= Moris Janashvili =

Israeli-Georgian musical artist and businessperson

Moris Janashvili (მორის ჯანაშვილი; born April 9, 1960) is an Israeli-Georgian singer, songwriter, musician, producer and businessperson. Entrepreneur and owner of GTV – Georgian-language Israeli television channel.

Janashvili is considered one of the pillars of the Georgian community in Israel and one of the founding fathers in the musical culture of Georgian Jewry.

He is one of the most prominent Georgian singers and has a successful career in Georgia, Israel and around the world.

==Youth and early career==

Janashvili was born in Georgia in 1960. At the age of 12 he learned to play accordion and piano and even danced in the Georgia National Dance Company.

In 1976, at the age of 16, he immigrated to Israel with his mother.

In 1982 he founded the 'Kolan' band, which sang Georgian folkloric songs, mainly at the community events.

In 1985, Janashvili decided to embark on a solo career, which culminated twice in first place in the Georgian Song Festival.

==Musical success==
The breakthrough of Janashvili took place in 1989 in one of his performances in Georgia, and since then he has been invited to appear on prestigious stages in Russia, Europe and the United States. After that, he founded the 'Champagne' band, a leading band of celebrations in the Georgian community in Israel and around the world.

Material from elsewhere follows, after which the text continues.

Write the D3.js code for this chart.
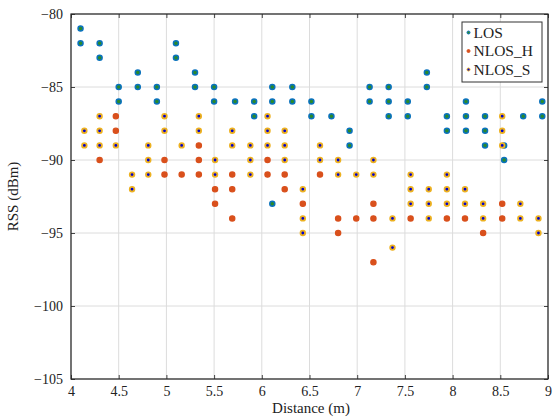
<!DOCTYPE html>
<html><head><meta charset="utf-8">
<script src="https://cdn.jsdelivr.net/npm/d3@7"></script>
<style>body{margin:0;background:#fff}svg{display:block}</style>
</head><body><svg id="c" width="554" height="419"></svg>
<script>
const xTicks = [4,4.5,5,5.5,6,6.5,7,7.5,8,8.5,9];
const yTicks = [-105,-100,-95,-90,-85,-80];
const seriesNames = ["LOS","NLOS_H","NLOS_S"];

const losDist = [4.1,4.1,4.3,4.3,4.5,4.5,4.7,4.7,4.9,4.9,5.1,5.1,5.3,5.3,5.5,5.5,5.72,5.92,5.92,6.11,6.11,6.11,6.32,6.32,6.52,6.52,6.73,6.92,6.92,7.13,7.13,7.33,7.33,7.33,7.53,7.53,7.73,7.73,7.94,7.94,8.14,8.14,8.14,8.34,8.34,8.34,8.54,8.54,8.74,8.94,8.94];
const losRss  = [-81,-82,-82,-83,-85,-86,-84,-85,-85,-86,-82,-83,-84,-85,-85,-86,-86,-86,-87,-85,-86,-93,-85,-86,-86,-87,-87,-88,-89,-85,-86,-85,-86,-87,-86,-87,-84,-85,-87,-88,-86,-87,-88,-87,-88,-89,-89,-90,-87,-86,-87];

const nlosHDist = [4.3,4.47,4.47,4.98,4.98,5.16,5.34,5.34,5.34,5.51,5.51,5.69,5.69,5.69,6.06,6.06,6.24,6.24,6.43,6.61,6.80,6.80,6.99,7.17,7.17,7.17,7.56,7.94,8.13,8.32,8.52,8.52];
const nlosHRss  = [-90,-87,-88,-90,-91,-91,-89,-90,-91,-92,-93,-91,-92,-94,-90,-91,-91,-92,-93,-91,-94,-95,-94,-93,-94,-97,-94,-94,-94,-95,-93,-94];

const nlosSDist = [4.14,4.14,4.3,4.3,4.3,4.47,4.64,4.64,4.81,4.81,4.81,4.98,4.98,5.16,5.34,5.34,5.51,5.51,5.69,5.69,5.88,5.88,5.88,6.06,6.06,6.06,6.24,6.24,6.24,6.43,6.43,6.43,6.61,6.61,6.80,6.80,6.99,7.17,7.17,7.37,7.37,7.56,7.56,7.56,7.75,7.75,7.75,7.94,7.94,7.94,8.13,8.13,8.32,8.32,8.52,8.52,8.52,8.71,8.71,8.90,8.90];
const nlosSRss  = [-88,-89,-87,-88,-89,-89,-91,-92,-89,-90,-91,-87,-88,-89,-87,-88,-90,-91,-88,-89,-89,-90,-91,-87,-88,-89,-88,-89,-90,-92,-94,-95,-89,-90,-90,-91,-91,-90,-91,-94,-96,-91,-92,-93,-92,-93,-94,-91,-92,-93,-92,-93,-93,-94,-87,-88,-89,-93,-94,-94,-95];

const styles = {
  LOS:   {fill:"#2a8a2a", stroke:"#0a72bd", r:2.5, sw:1.5},
  NLOS_H:{fill:"#d9501c", stroke:"#d9501c", r:2.6, sw:1.3},
  NLOS_S:{fill:"#0000d0", stroke:"#edb120", r:2.3, sw:1.8}
};
const FONT = "'Liberation Serif','DejaVu Serif',serif";

const svg = d3.select("#c");
const L=71, R=548, T=14, B=379;
const x = d3.scaleLinear().domain([4,9]).range([L,R]);
const y = d3.scaleLinear().domain([-105,-80]).range([B,T]);

// grid
const g = svg.append("g");
g.selectAll("line.gx").data(xTicks).join("line")
  .attr("x1",d=>x(d)).attr("x2",d=>x(d)).attr("y1",T).attr("y2",B)
  .attr("stroke","#dcdcdc").attr("stroke-width",1);
g.selectAll("line.gy").data(yTicks).join("line")
  .attr("y1",d=>y(d)).attr("y2",d=>y(d)).attr("x1",L).attr("x2",R)
  .attr("stroke","#dcdcdc").attr("stroke-width",1);

const fmt = d => (d<0? "\u2212"+Math.abs(d) : String(d));

// axes
const xa = svg.append("g").attr("transform",`translate(0,${B})`)
  .call(d3.axisBottom(x).tickValues(xTicks).tickFormat(d=>String(d)).tickSizeInner(-4).tickSizeOuter(0).tickPadding(7));
const xt = svg.append("g").attr("transform",`translate(0,${T})`)
  .call(d3.axisTop(x).tickValues(xTicks).tickFormat("").tickSizeInner(-4).tickSizeOuter(0));
const ya = svg.append("g").attr("transform",`translate(${L},0)`)
  .call(d3.axisLeft(y).tickValues(yTicks).tickFormat(fmt).tickSizeInner(-4).tickSizeOuter(0).tickPadding(8));
const yr = svg.append("g").attr("transform",`translate(${R},0)`)
  .call(d3.axisRight(y).tickValues(yTicks).tickFormat("").tickSizeInner(-4).tickSizeOuter(0));
[xa,xt,ya,yr].forEach(a=>{a.select(".domain").remove();a.attr("font-family",FONT);a.selectAll("line").attr("stroke","#444");
  a.selectAll("text").attr("font-size",14).attr("fill","#222").attr("font-family",FONT);});

svg.append("rect").attr("x",L).attr("y",T).attr("width",R-L).attr("height",B-T)
  .attr("fill","none").attr("stroke","#222").attr("stroke-width",1.2);

// points
function draw(name, xs, ys){
  const s = styles[name];
  const data = xs.map((d,i)=>[d,ys[i]]);
  svg.append("g").selectAll("circle").data(data).join("circle")
    .attr("cx",d=>x(d[0])).attr("cy",d=>y(d[1])).attr("r",s.r)
    .attr("fill",s.fill).attr("stroke",s.stroke).attr("stroke-width",s.sw);
}
draw("LOS",losDist,losRss);
draw("NLOS_H",nlosHDist,nlosHRss);
draw("NLOS_S",nlosSDist,nlosSRss);

// labels
svg.append("text").attr("x",311).attr("y",413).attr("text-anchor","middle")
  .attr("font-size",15).attr("font-family",FONT).attr("fill","#222").text("Distance (m)");
svg.append("text").attr("transform",`translate(18,${(T+B)/2}) rotate(-90)`).attr("text-anchor","middle")
  .attr("font-size",15).attr("font-family",FONT).attr("fill","#222").text("RSS (dBm)");

// legend
const lg = svg.append("g");
lg.append("rect").attr("x",462).attr("y",22).attr("width",80).attr("height",60)
  .attr("fill","#fff").attr("stroke","#333").attr("stroke-width",1);
seriesNames.forEach((n,i)=>{
  const s = styles[n], cy = 32.5 + i*18.5;
  lg.append("circle").attr("cx",468.5).attr("cy",cy).attr("r",1.5)
    .attr("fill",s.fill).attr("stroke",s.stroke).attr("stroke-width",1);
  lg.append("text").attr("x",473.5).attr("y",cy+5).attr("font-size",15.5).attr("font-family",FONT).attr("fill","#222").text(n);
});
</script></body></html>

To date, Janashvili has released only four albums.

==Entry into business==
In 2004, Janashvili initiated and established a Georgian-language Israeli television channel called GTV. The channel is the only one of its kind for members of the Georgian community in Israel.

On June 26, 2014, he went on a special tour of his new album, accompanied by a large group of musicians at the Tel Aviv Culture Palace, and ended the tour at the Philharmonic Hall in the Georgian capital of Tbilisi. At the end of the show, a festive ceremony was held during which the Ministry of Culture and Monument Protection of Georgia awarded Janashvili a gold star in his name on the famous avenue in the capital. Janashvili is the only Israeli citizen to receive a star on the avenue.

In 2016 he opened 'Kinto', a Kosher Georgian restaurant in Tel Aviv.